If $f_a(x) + s f_b(x) = x^n + (a_{n-1} + s b_{n-1})x^{n-1} + \cdots + (a_0 + sb_0)$ has multiple roots for all $s \in \mathbb R$, this would imply the discriminant which is a polynomial in $s$ would be identically $0$ for $s \in \mathbb R$. I don't think this can happen but could not figure out how to argue this part.
To not cause confusion, this sentence is crossed out. This should be a separate question.
The coprime condition just conveniently comes out of my situation. I am not sure this is necessary. Intuitively, I would think $b \neq 0$ should enough.
Suppose that $f(x)+sg(x)$ has a repeated root for all $s$. Then for each $s$ there exists $x_s$ such that $$f(x_s)+sg(x_s)=f'(x_s)+sg'(x_s)=0.$$ Therefore, $f(x_s)g'(x_s)-f'(x_s)g(x_s)=0$ for all $s$. Let $h(x)=f(x)g'(x)-f'(x)g(x)$ and let $A$ be the finite set of roots of $h(x)$. $A$ is finite because otherwise $h(x)=0$ which implies that $f(x)g'(x)=f'(x)g(x)$. Since $f(x)$ and $g(x)$ are coprime, this in turn implies that $f(x)\mid f'(x)$ which is not possible.

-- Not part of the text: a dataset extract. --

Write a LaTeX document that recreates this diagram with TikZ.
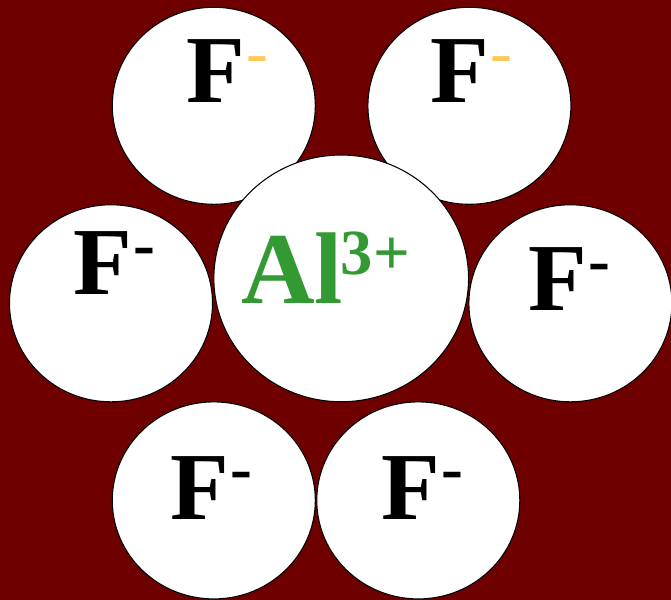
\documentclass[tikz,border=0pt]{standalone}
\usepackage{fontspec}
\setmainfont{Liberation Serif}
\definecolor{IonBack}{RGB}{110,0,0}
\definecolor{AlGreen}{RGB}{51,153,51}
\definecolor{ChargeGold}{RGB}{255,200,90}
\usetikzlibrary{shapes.geometric}

% F with a raised minus: #1 colour, #2 weight of the minus
\newcommand{\fion}[2]{\bfseries F\hspace{1pt}\raisebox{24.3pt}{\fontsize{56}{56}\selectfont#2\color{#1}-}}

\begin{document}
\begin{tikzpicture}[x=0.03cm,y=-0.03cm,
  ion/.style={ellipse,draw=black,line width=0.9pt,fill=white,inner sep=0pt,
    minimum width=6.09cm,minimum height=5.91cm},
  bigion/.style={ion,minimum width=7.64cm,minimum height=7.40cm},
  ionlabel/.style={anchor=base west,inner sep=0pt,font=\fontsize{82}{90}\selectfont}]
% background
\fill[IonBack] (0,0) rectangle (671,600);
\useasboundingbox (0,0) rectangle (671,600);
% upper fluorides
\node[ion] (ftl) at (213.8,105.8) {};
\node[ion] (ftr) at (469.4,105.8) {};
% aluminium
\node[bigion] (al) at (341.2,278.4) {};
% side fluorides
\node[ion] (fl) at (111,303.3) {};
\node[ion] (fr) at (570.4,303.3) {};
% lower fluorides
\node[ion] (fbl) at (213.8,500.4) {};
\node[ion] (fbr) at (418.3,500.4) {};
% labels
\node[ionlabel] (ftl-text) at (186,103) {\fion{ChargeGold}{\mdseries}};
\node[ionlabel] (ftr-text) at (430,103) {\fion{ChargeGold}{\mdseries}};
\node[ionlabel] (fl-text) at (73,295) {\fion{black}{}};
\node[ionlabel] (fr-text) at (528,311) {\fion{black}{}};
\node[ionlabel] (fbl-text) at (170,519) {\fion{black}{}};
\node[ionlabel] (fbr-text) at (381,519) {\fion{black}{}};
\node[ionlabel,text=AlGreen,font=\fontsize{87}{90}\selectfont\bfseries] (al-text) at (241,304)
  {Al\hspace{-2pt}\raisebox{25pt}{\fontsize{55}{60}\selectfont 3+}};
\end{tikzpicture}
\end{document}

It follows that $x_s \in A$ for all $s$ and so there exists $x_0$ such that $x_s=x_0$ for infinitely many $s$. One has $f(x_0)+sg(x_0)=0$ for infinitely many values of $s$. This clearly happens only if $f(x_0)=g(x_0)=0$ contradicting the assumption that $f(x),g(x)$ are coprime.